The University of Virginia's Darden
Incubator program is having a very busy summer. It is the largest group since the program began - 18 companies!
Kyle Hawke, co-founder of
Whinot.com, is one of the participants in the program. I recently had the opportunity to sit down with Kyle to find out life as a "start-up" -
1. Explain your business in term your mom would understand.
Whinot.com is a web platform that connects small business managers with freelance business consultants. We provide a process and the technology for a crowd of independent consultants to work together to solve the manager’s operational, marketing or organizational challenge. With this crowd-based approach to problem solving, the manager gets business solutions faster (because people are working in parallel) and cheaper (because of the pooled overhead expenses) than they can working one-on-one with a consultant.
2. Why did you decide to start a business?
I spent five years as a technology and supply chain consultant at Accenture. I took an interest in the success and motivations of large teams of unaffiliated individuals working together to develop open source software and other collaborative projects like Wikipedia. I started thinking about how to apply those same principles to the typical fee-based consulting model. From there, I developed the concept for Whinot. I tried to develop the concept at Accenture, unfortunately, there was no money and no time to get it off the ground.
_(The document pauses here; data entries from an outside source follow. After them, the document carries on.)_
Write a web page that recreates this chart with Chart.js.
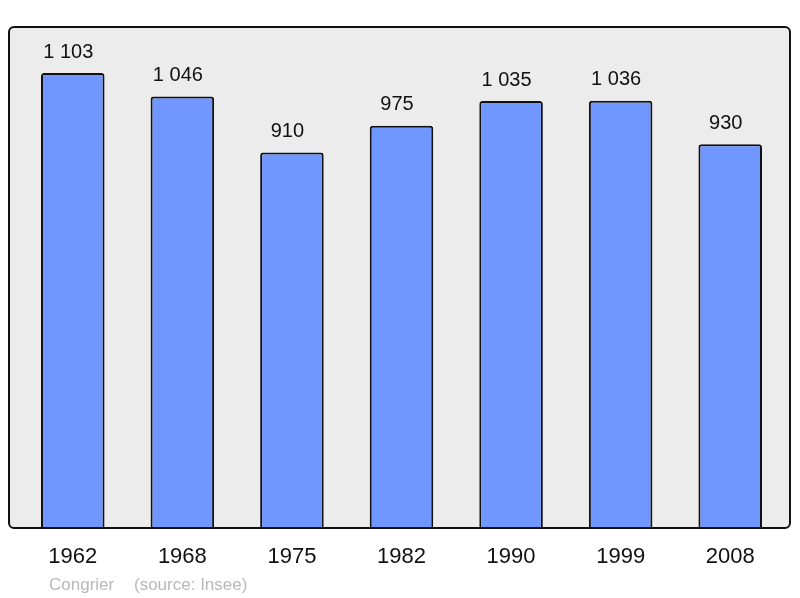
<!DOCTYPE html>
<html><head><meta charset="utf-8">
<script src="https://cdn.jsdelivr.net/npm/chart.js@4"></script>
<style>html,body{margin:0;padding:0;background:#fff;}canvas{display:block;}</style>
</head><body>
<canvas id="c" width="800" height="598"></canvas>
<script>
const years = ["1962","1968","1975","1982","1990","1999","2008"];
const population = [1103, 1046, 910, 975, 1035, 1036, 930];
const valueLabels = ["1 103","1 046","910","975","1 035","1 036","930"];
const footerLeft = "Congrier";
const footerRight = "(source: Insee)";

const frame = {
  id: 'frame',
  beforeDraw(chart) {
    const ctx = chart.ctx;
    ctx.save();
    ctx.fillStyle = '#fff';
    ctx.fillRect(0, 0, chart.width, chart.height);
    ctx.beginPath();
    ctx.roundRect(9, 27, 781, 501, 5);
    ctx.fillStyle = '#ececec';
    ctx.fill();
    ctx.restore();
  },
  afterDatasetsDraw(chart) {
    const ctx = chart.ctx;
    ctx.save();
    ctx.beginPath();
    ctx.roundRect(9, 27, 781, 501, 5);
    ctx.lineWidth = 2;
    ctx.strokeStyle = '#111';
    ctx.stroke();
    const meta = chart.getDatasetMeta(0);
    ctx.fillStyle = '#111';
    ctx.textAlign = 'center';
    ctx.textBaseline = 'middle';
    ctx.font = '20px "Liberation Sans", Arial, sans-serif';
    meta.data.forEach((bar, i) => {
      ctx.fillText(valueLabels[i], bar.x - 4.5, bar.y - 21);
    });
    ctx.font = '22px "Liberation Sans", Arial, sans-serif';
    meta.data.forEach((bar, i) => {
      ctx.fillText(years[i], bar.x, 557);
    });
    ctx.fillStyle = '#b8b8b8';
    ctx.textAlign = 'left';
    ctx.font = '17px "Liberation Sans", Arial, sans-serif';
    ctx.fillText(footerLeft, 49, 585);
    ctx.fillText(footerRight, 134, 585);
    ctx.restore();
  }
};

new Chart(document.getElementById('c'), {
  type: 'bar',
  data: {
    labels: years,
    datasets: [{
      data: population,
      backgroundColor: '#7096ff',
      borderColor: '#111',
      borderWidth: 2,
      borderRadius: 3,
      borderSkipped: 'bottom',
      barPercentage: 0.58,
      categoryPercentage: 1
    }]
  },
  options: {
    responsive: false,
    animation: false,
    layout: { padding: { left: 18, right: 15, top: 27, bottom: 70 } },
    plugins: { legend: { display: false }, tooltip: { enabled: false } },
    scales: {
      x: { display: false },
      y: { display: false, min: 0, max: 1214.5 }
    }
  },
  plugins: [frame]
});
</script>
</body></html>
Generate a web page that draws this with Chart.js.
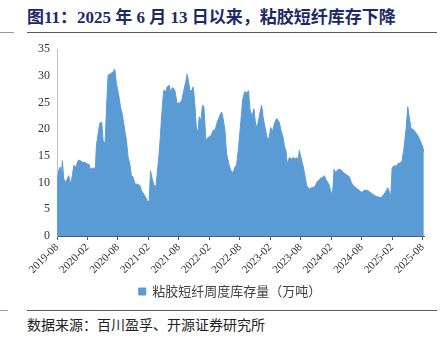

That’s when I decided to go back to school and start the business while at Darden.
3. How have you handled the funding issue?
To date, the business has been funded by self- and family. The next round of funding should come from client sales with some angel and/or venture capital.
4. What has been the biggest surprise in starting your company?
Starting a business is an emotional roller coaster. For a few hours, I will be on an emotional high after successfully passing a milestone and by the end of the same day I will reach a low for a totally unrelated reason.
5. Would you do anything differently?
Start selling earlier on in the process. It sounds strange, but the goal should be to have a contractual sale, or at least a handshake, before you start building the technology. This approach reduces the risk and time to market.
6. What was you basic strategy at launch and have you stuck with it?
Each day we waiver between being an “on-demand” consulting firm – matchmaking between businesses and clients – and a “crowd sourced” consulting firm – distributing one project to a community of consultants. The first approach is the easier, but more a saturated market, the second one is a game-changer.
7. What has been your biggest hurdle or stumbling block so far?
Simplifying the business model. A vision of where the business could go is always bleeding into the picture of where the business needs to start.
8. What has been your luckiest moment?
We have gotten the ‘big-break’ yet. More to come on that…
9. Where are you now with your business?
The Phase 1 web platform is up and running and there are over 100 consultants registered. We have submitted one client proposal and are actively pursuing our first client.
10. What does the future have in store?
We will be working with 17 other companies in the Incubator at Darden. We will start generating revenue in the next few months.
11. What is your best piece of advice for someone who is about to start a business?
Stop thinking; start doing. Rather than talking with your friends about your “idea,” put it into action. Start taking steps to get closer to generating revenue every day. And start selling before you even have a product or service to deliver.
12. What is the best thing about being an entrepreneur?
The challenge. The intrinsic motivation of knowing that you are directly responsible for whatever result you create.
The best of luck to Kyle and to the other 17 Darden Incubator companies as you move ahead with your businesses.